▸ Exercise: Every line that contains the word "React" should be copied.

▸ Information provided:
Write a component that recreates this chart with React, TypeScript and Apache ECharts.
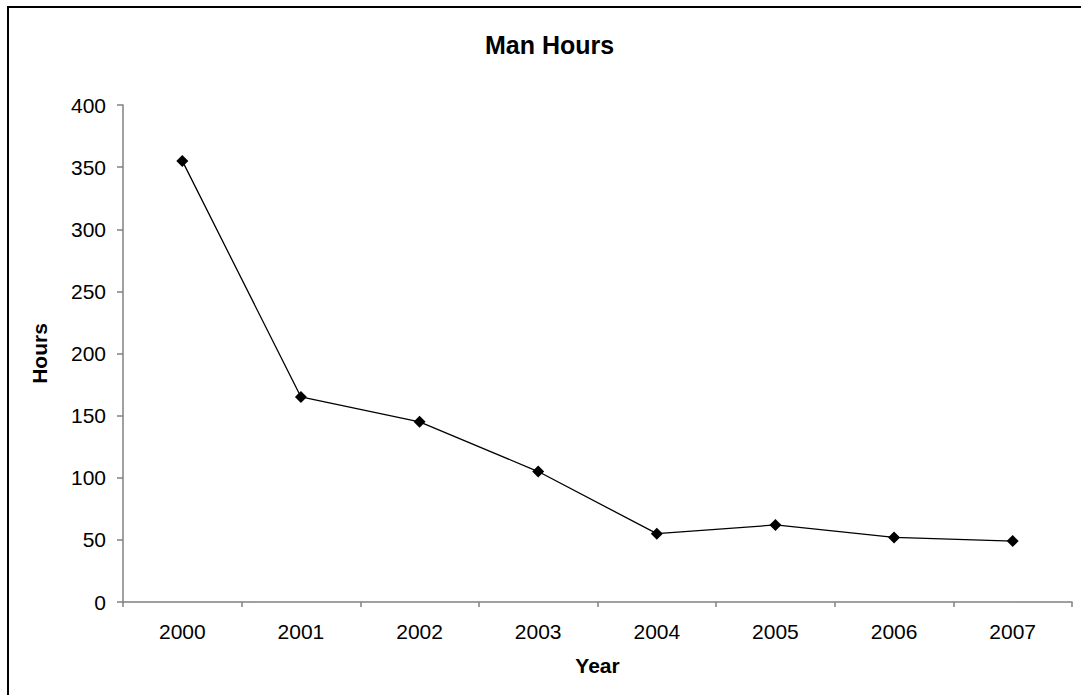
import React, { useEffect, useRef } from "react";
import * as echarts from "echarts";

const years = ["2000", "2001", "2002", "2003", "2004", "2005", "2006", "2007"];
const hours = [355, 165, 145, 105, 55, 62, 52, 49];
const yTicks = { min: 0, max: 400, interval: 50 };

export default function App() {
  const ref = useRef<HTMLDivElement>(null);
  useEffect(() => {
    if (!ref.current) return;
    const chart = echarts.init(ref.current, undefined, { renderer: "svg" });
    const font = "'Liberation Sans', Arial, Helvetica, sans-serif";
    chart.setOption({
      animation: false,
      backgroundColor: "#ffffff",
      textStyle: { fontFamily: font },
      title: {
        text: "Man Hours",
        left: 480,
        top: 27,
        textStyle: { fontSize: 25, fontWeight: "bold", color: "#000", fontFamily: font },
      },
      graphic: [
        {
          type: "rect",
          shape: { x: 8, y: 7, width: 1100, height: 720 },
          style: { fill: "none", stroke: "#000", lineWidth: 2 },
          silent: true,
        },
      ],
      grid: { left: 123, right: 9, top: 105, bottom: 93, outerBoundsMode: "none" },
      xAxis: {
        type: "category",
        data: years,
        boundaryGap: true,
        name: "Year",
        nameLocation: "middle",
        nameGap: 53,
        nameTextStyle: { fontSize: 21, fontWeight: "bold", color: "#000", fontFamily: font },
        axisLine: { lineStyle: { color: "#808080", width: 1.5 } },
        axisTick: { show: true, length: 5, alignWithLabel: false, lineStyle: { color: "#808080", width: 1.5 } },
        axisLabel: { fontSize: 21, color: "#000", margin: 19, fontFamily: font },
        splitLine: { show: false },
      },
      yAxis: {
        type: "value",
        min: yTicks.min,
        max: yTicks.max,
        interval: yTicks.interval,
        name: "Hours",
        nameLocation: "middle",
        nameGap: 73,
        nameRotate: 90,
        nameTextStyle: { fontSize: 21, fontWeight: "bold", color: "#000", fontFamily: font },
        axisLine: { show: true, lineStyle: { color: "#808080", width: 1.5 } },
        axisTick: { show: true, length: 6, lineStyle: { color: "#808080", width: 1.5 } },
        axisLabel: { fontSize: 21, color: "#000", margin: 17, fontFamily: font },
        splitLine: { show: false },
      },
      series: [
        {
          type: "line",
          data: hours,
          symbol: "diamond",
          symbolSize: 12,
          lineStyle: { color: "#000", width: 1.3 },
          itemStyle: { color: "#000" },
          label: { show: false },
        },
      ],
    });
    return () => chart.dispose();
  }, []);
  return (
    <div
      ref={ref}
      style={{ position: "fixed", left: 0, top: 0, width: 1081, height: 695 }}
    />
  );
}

▸ Exercise answer:
Write a component that recreates this chart with React, TypeScript and Apache ECharts.
import React, { useEffect, useRef } from "react";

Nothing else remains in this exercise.